New Zealand closed day four on 158-6 but with heavy rain expected on Tuesday the tourists may escape with a draw.
"I think we got it spot on," said Trott, who made 76. "We set out to get the total we wanted and achieved it in the time we wanted."
Trott shared 134 with Alastair Cook and completed his 16th Test half century.
"We're in a good position. Hopefully we'll get a couple of hours of play and do the business," he said of the prospects for Tuesday's final day.
A washout would deny England the chance to complete a 2-0 series sweep, but Trott insisted the hosts were right not to let the forecast influence their approach.
"When you are 1-0 up you can afford to let the game take its course," he added.

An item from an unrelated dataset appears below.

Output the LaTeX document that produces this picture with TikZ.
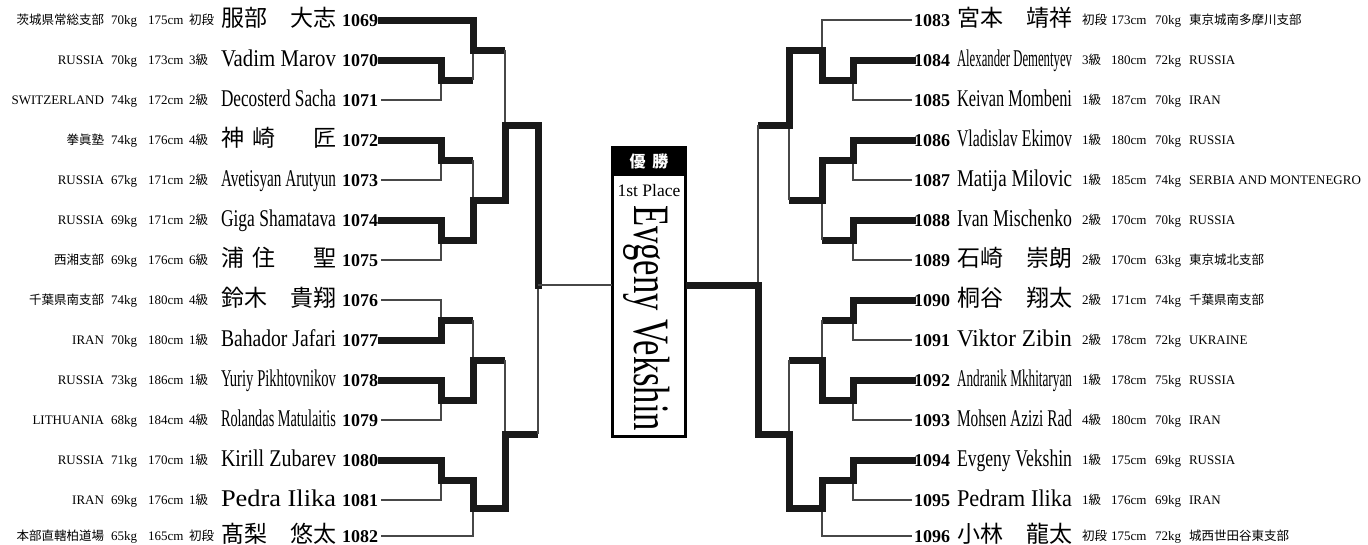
\documentclass[tikz,border=0pt]{standalone}
\usepackage{fontspec}
\usepackage{graphicx}
\setmainfont{Liberation Serif}
\newfontfamily\jp{Noto Sans CJK JP}
\newfontfamily\cond[FakeStretch=0.8]{Liberation Serif}
\newcommand\ji{\jp\fontsize{12.5}{14}\selectfont}
\newcommand\ename[1]{\resizebox{115pt}{\height}{\cond\fontsize{24}{26}\selectfont #1}}
\newcommand\jname[2]{\makebox[115pt][s]{\jp\fontsize{23}{25}\selectfont #1\hfill #2}}
\newcommand\gap{\hspace{5pt}}
% left row: num, y, affiliation, kg, cm, rank, name
\newcommand\Lrow[7]{%
  \coordinate (p#1) at (381,#2);
  \node[num, anchor=base east] (n#1) at (378,#2+6.5) {#1};
  \node[anchor=base west] (m#1) at (221,#2+6) {#7};
  \node[info, anchor=base east] (a#1) at (104,#2+4.5) {#3};
  \node[info, anchor=base west] (w#1) at (111,#2+4.5) {#4};
  \node[info, anchor=base west] (h#1) at (148,#2+4.5) {#5};
  \node[info, anchor=base west] (r#1) at (189,#2+4.5) {#6};
}
% right row: num, y, name, rank, cm, kg, affiliation
\newcommand\Rrow[7]{%
  \coordinate (p#1) at (912,#2);
  \node[num, anchor=base west] (n#1) at (914,#2+6.5) {#1};
  \node[anchor=base west] (m#1) at (957,#2+6) {#3};
  \node[info, anchor=base west] (r#1) at (1082,#2+4.5) {#4};
  \node[info, anchor=base west] (h#1) at (1111,#2+4.5) {#5};
  \node[info, anchor=base west] (w#1) at (1155,#2+4.5) {#6};
  \node[info, anchor=base west] (a#1) at (1189,#2+4.5) {#7};
}
\newcommand\Win[2]{\draw[win] (#1) -| (#2);}
\newcommand\LoseE[2]{\draw[lose] (#1) -| (#2);}
\newcommand\LoseJ[2]{\draw[hwin] (#1) -- (#1 -| #2); \draw[lose] (#1 -| #2) -- (#2);}
\tikzset{
  win/.style={line width=7pt, line cap=rect, line join=miter, draw=black!90},
  hwin/.style={line width=7pt, line cap=butt, draw=black!90},
  lose/.style={line width=1.1pt, draw=black!72},
  num/.style={font=\fontsize{18}{19}\selectfont\bfseries},
  info/.style={font=\fontsize{13}{14}\selectfont},
}
\begin{document}
\begin{tikzpicture}[x=1pt,y=-1pt, every node/.style={inner sep=0pt, outer sep=0pt}]
\useasboundingbox (0,0) rectangle (1368,544);
% ---------- left entries ----------
\Lrow{1069}{20}{{\ji 茨城県常総支部}}{70kg}{175cm}{{\ji 初段}}{\jname{服部}{大志}}
\Lrow{1070}{60}{RUSSIA}{70kg}{173cm}{3{\ji 級}}{\ename{Vadim Marov}}
\Lrow{1071}{100}{SWITZERLAND}{74kg}{172cm}{2{\ji 級}}{\ename{Decosterd Sacha}}
\Lrow{1072}{140}{{\ji 拳眞塾}}{74kg}{176cm}{4{\ji 級}}{\jname{神\hspace{9pt}崎}{匠}}
\Lrow{1073}{180}{RUSSIA}{67kg}{171cm}{2{\ji 級}}{\ename{Avetisyan Arutyun}}
\Lrow{1074}{220}{RUSSIA}{69kg}{171cm}{2{\ji 級}}{\ename{Giga Shamatava}}
\Lrow{1075}{260}{{\ji 西湘支部}}{69kg}{176cm}{6{\ji 級}}{\jname{浦\hspace{9pt}住}{聖}}
\Lrow{1076}{300}{{\ji 千葉県南支部}}{74kg}{180cm}{4{\ji 級}}{\jname{鈴木}{貴翔}}
\Lrow{1077}{340}{IRAN}{70kg}{180cm}{1{\ji 級}}{\ename{Bahador\gap Jafari}}
\Lrow{1078}{380}{RUSSIA}{73kg}{186cm}{1{\ji 級}}{\ename{Yuriy\gap Pikhtovnikov}}
\Lrow{1079}{420}{LITHUANIA}{68kg}{184cm}{4{\ji 級}}{\ename{Rolandas Matulaitis}}
\Lrow{1080}{460}{RUSSIA}{71kg}{170cm}{1{\ji 級}}{\ename{Kirill\gap Zubarev}}
\Lrow{1081}{500}{IRAN}{69kg}{176cm}{1{\ji 級}}{\ename{Pedra Ilika}}
\Lrow{1082}{536}{{\ji 本部直轄柏道場}}{65kg}{165cm}{{\ji 初段}}{\jname{髙梨}{悠太}}
% ---------- right entries ----------
\Rrow{1083}{20}{\jname{宮本}{靖祥}}{{\ji 初段}}{173cm}{70kg}{{\ji 東京城南多摩川支部}}
\Rrow{1084}{60}{\ename{Alexander\gap Dementyev}}{3{\ji 級}}{180cm}{72kg}{RUSSIA}
\Rrow{1085}{100}{\ename{Keivan\gap Mombeni}}{1{\ji 級}}{187cm}{70kg}{IRAN}
\Rrow{1086}{140}{\ename{Vladislav\gap Ekimov}}{1{\ji 級}}{180cm}{70kg}{RUSSIA}
\Rrow{1087}{180}{\ename{Matija\gap Milovic}}{1{\ji 級}}{185cm}{74kg}{SERBIA AND MONTENEGRO}
\Rrow{1088}{220}{\ename{Ivan\gap Mischenko}}{2{\ji 級}}{170cm}{70kg}{RUSSIA}
\Rrow{1089}{260}{\jname{石崎}{崇朗}}{2{\ji 級}}{170cm}{63kg}{{\ji 東京城北支部}}
\Rrow{1090}{300}{\jname{桐谷}{翔太}}{2{\ji 級}}{171cm}{74kg}{{\ji 千葉県南支部}}
\Rrow{1091}{340}{\ename{Viktor\gap Zibin}}{2{\ji 級}}{178cm}{72kg}{UKRAINE}
\Rrow{1092}{380}{\ename{Andranik Mkhitaryan}}{1{\ji 級}}{178cm}{75kg}{RUSSIA}
\Rrow{1093}{420}{\ename{Mohsen Azizi Rad}}{4{\ji 級}}{180cm}{70kg}{IRAN}
\Rrow{1094}{460}{\ename{Evgeny\gap Vekshin}}{1{\ji 級}}{175cm}{69kg}{RUSSIA}
\Rrow{1095}{500}{\ename{Pedram\gap Ilika}}{1{\ji 級}}{176cm}{69kg}{IRAN}
\Rrow{1096}{536}{\jname{小林}{龍太}}{{\ji 初段}}{175cm}{72kg}{{\ji 城西世田谷東支部}}
% ---------- junctions ----------
\coordinate (L1a) at (441,80);  \coordinate (L2a) at (473,50);
\coordinate (L1b) at (441,160); \coordinate (L1c) at (441,240);
\coordinate (L2b) at (473,200); \coordinate (L3a) at (505,125);
\coordinate (L1d) at (441,320); \coordinate (L1e) at (441,400);
\coordinate (L2c) at (473,360); \coordinate (L1f) at (441,480);
\coordinate (L2d) at (473,508); \coordinate (L3b) at (505,434);
\coordinate (L4) at (538,285);
\coordinate (R1a) at (853,80);  \coordinate (R2a) at (822,50);
\coordinate (R1b) at (853,160); \coordinate (R1c) at (853,240);
\coordinate (R2b) at (822,200); \coordinate (R3a) at (789,125);
\coordinate (R1d) at (853,320); \coordinate (R1e) at (853,400);
\coordinate (R2c) at (822,360); \coordinate (R1f) at (853,480);
\coordinate (R2d) at (822,508); \coordinate (R3b) at (789,434);
\coordinate (R4) at (758,285);
% ---------- left bracket ----------
\LoseE{p1071}{L1a} \Win{p1070}{L1a}
\LoseJ{L1a}{L2a} \Win{p1069}{L2a}
\LoseE{p1073}{L1b} \Win{p1072}{L1b}
\LoseE{p1075}{L1c} \Win{p1074}{L1c}
\LoseJ{L1b}{L2b} \Win{L1c}{L2b}
\LoseJ{L2a}{L3a} \Win{L2b}{L3a}
\LoseE{p1076}{L1d} \Win{p1077}{L1d}
\LoseE{p1079}{L1e} \Win{p1078}{L1e}
\LoseJ{L1d}{L2c} \Win{L1e}{L2c}
\LoseE{p1081}{L1f} \Win{p1080}{L1f}
\LoseE{p1082}{L2d} \Win{L1f}{L2d}
\LoseJ{L2c}{L3b} \Win{L2d}{L3b}
\LoseJ{L3b}{L4} \Win{L3a}{L4}
% ---------- right bracket ----------
\LoseE{p1085}{R1a} \Win{p1084}{R1a}
\LoseE{p1083}{R2a} \Win{R1a}{R2a}
\LoseE{p1087}{R1b} \Win{p1086}{R1b}
\LoseE{p1089}{R1c} \Win{p1088}{R1c}
\LoseJ{R1c}{R2b} \Win{R1b}{R2b}
\LoseJ{R2b}{R3a} \Win{R2a}{R3a}
\LoseE{p1091}{R1d} \Win{p1090}{R1d}
\LoseE{p1093}{R1e} \Win{p1092}{R1e}
\LoseJ{R1d}{R2c} \Win{R1e}{R2c}
\LoseE{p1095}{R1f} \Win{p1094}{R1f}
\LoseE{p1096}{R2d} \Win{R1f}{R2d}
\LoseJ{R2c}{R3b} \Win{R2d}{R3b}
\LoseJ{R3a}{R4} \Win{R3b}{R4}
% ---------- champion box ----------
\node[draw=black, line width=2.8pt, minimum width=73.2pt, minimum height=289.2pt] (champ) at (649,292) {};
\node[fill=black, text=white, minimum width=73.2pt, minimum height=29pt, anchor=north,
      font=\jp\fontsize{16}{16}\selectfont\bfseries] (yusho) at (champ.north) {優\hspace{7pt}勝};
\node[anchor=base, font=\fontsize{17.5}{18}\selectfont] (place) at (649,196) {1st Place};
\node[anchor=base, rotate=-90] (winner) at (634,318)
  {\resizebox{226pt}{\height}{\fontsize{51}{51}\selectfont Evgeny Vekshin}};
\draw[lose] (L4) -- (L4 -| champ.west);
\draw[hwin] (R4) -- (R4 -| champ.east);
\end{tikzpicture}
\end{document}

"You don't let the weather dictate how you play the game. When you are on top you want to stay on top and make it difficult for them batting last.
"To get six wickets is a good day of Test cricket. We need four wickets to win the series and win a Test match."
Trott was criticised by former England batsman Geoffrey Boycott for his negative approach on Sunday night when he scored only 11 runs off 69 balls.
Speaking on Test Match Special, Boycott suggested England's manner of play was motivated by a desire to give their batsmen a last Test innings before the Ashes series in July.
"When Trott says you can't play the game according to the weather, that's twaddle," said Boycott. "Look at the history of the game in England, we get more rain in the north.
"Most people would have put them in again, but I think they just wanted batting practice.
"They should win in a couple of hours tomorrow, though they could have won quicker if they'd been more ruthless."
New Zealand batsman Ross Taylor, whose 70 held up England's victory push on Monday evening, said the tourists were hopeful of being saved by the rain.
"England are in the box seat; we need a bit of help so we will have to wait and see when we pull back the curtains in the morning," he said.